▶ **PROBLEM DESCRIPTION**:
Search the entries below. Return every line that has "this" in it.

■ ■ ■ ■ ■

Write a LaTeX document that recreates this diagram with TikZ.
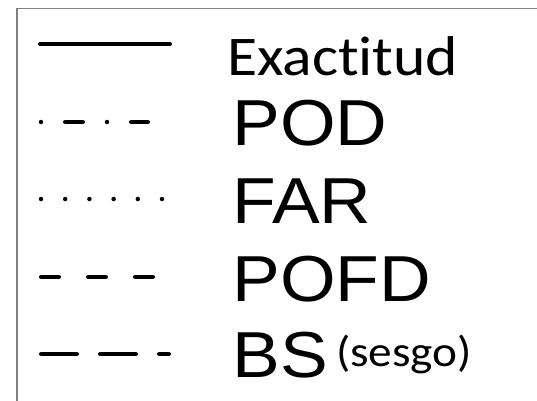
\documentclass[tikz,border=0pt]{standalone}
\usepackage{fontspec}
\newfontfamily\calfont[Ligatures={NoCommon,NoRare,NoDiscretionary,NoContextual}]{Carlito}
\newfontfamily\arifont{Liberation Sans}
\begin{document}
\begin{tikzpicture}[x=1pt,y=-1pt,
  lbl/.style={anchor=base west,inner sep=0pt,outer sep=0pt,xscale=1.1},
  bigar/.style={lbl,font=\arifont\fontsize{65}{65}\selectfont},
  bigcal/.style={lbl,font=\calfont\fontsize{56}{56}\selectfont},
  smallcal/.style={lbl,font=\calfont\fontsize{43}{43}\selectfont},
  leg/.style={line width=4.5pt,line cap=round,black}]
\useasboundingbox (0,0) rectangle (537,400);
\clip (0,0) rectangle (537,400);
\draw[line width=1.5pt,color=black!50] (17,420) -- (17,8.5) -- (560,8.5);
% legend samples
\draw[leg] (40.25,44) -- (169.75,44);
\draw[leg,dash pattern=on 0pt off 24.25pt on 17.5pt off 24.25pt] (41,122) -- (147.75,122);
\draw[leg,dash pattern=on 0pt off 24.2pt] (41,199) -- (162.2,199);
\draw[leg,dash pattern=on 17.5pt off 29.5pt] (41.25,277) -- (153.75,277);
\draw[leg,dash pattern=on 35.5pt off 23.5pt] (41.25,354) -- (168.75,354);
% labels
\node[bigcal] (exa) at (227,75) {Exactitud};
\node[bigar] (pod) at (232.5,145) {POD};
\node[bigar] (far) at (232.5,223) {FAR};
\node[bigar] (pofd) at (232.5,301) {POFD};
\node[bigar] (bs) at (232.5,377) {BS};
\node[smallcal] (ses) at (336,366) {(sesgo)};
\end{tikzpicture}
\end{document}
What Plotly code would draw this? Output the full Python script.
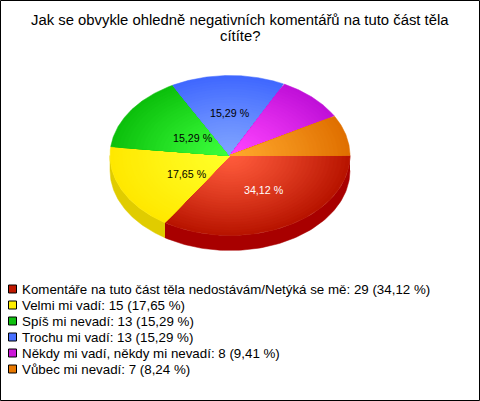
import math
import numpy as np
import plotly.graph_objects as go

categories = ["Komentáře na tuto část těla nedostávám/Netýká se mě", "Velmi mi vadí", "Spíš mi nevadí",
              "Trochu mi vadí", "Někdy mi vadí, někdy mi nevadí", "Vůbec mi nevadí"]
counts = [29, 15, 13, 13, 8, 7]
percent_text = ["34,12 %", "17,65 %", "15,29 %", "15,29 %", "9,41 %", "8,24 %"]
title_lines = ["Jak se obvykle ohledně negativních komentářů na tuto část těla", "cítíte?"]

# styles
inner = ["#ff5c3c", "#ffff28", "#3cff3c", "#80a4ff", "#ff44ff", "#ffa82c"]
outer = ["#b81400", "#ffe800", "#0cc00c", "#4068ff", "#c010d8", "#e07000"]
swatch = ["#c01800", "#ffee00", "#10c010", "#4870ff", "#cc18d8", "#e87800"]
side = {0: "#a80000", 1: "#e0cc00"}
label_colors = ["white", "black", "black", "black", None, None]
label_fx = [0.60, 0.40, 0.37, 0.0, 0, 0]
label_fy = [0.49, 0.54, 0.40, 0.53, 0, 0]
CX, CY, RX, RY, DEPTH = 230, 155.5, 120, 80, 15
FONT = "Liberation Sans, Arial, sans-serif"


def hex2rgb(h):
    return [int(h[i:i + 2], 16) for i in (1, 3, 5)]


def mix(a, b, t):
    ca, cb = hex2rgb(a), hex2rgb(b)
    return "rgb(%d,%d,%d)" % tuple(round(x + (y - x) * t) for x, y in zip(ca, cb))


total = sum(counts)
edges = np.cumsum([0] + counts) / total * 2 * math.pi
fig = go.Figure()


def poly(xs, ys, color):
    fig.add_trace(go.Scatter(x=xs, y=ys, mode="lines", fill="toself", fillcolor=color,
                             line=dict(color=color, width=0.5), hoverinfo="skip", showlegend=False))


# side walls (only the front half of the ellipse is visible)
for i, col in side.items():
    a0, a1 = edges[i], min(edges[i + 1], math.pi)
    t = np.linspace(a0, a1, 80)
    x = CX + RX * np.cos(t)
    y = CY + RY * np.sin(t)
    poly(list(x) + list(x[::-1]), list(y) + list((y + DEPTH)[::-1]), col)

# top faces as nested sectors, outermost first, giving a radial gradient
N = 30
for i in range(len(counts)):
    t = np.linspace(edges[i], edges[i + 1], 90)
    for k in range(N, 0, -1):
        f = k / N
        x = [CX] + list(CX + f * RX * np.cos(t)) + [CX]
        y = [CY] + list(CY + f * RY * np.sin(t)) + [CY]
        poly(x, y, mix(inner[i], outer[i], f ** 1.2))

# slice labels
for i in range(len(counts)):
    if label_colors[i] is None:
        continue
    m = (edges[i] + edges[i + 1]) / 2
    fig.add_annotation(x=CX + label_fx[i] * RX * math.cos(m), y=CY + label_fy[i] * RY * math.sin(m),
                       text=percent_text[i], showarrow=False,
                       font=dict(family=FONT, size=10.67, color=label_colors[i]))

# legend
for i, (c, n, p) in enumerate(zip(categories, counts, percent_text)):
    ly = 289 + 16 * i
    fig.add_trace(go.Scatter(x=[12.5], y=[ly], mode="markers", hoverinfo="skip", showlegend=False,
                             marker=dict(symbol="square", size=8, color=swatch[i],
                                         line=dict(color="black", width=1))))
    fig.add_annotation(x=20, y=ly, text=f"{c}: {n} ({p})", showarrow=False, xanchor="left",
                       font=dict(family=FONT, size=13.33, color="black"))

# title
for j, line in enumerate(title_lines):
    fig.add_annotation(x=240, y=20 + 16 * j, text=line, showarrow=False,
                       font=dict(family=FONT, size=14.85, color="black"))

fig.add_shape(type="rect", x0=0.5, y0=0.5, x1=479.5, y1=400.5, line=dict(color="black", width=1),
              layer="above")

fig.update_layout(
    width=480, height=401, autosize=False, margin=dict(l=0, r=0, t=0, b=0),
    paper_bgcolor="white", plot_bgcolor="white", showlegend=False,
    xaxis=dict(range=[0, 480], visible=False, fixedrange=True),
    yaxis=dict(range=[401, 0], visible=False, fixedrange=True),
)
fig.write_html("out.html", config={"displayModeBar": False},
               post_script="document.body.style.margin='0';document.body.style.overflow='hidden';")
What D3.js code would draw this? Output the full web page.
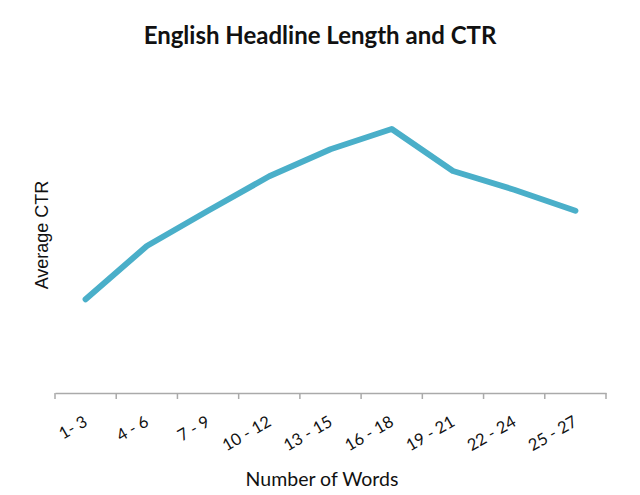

■ ■ ■ ■ ■

▶ **EXERCISE OUTPUT**:
Write a LaTeX document that recreates this diagram with TikZ.
What Plotly code would draw this? Output the full Python script.
What D3.js code would draw this? Output the full web page.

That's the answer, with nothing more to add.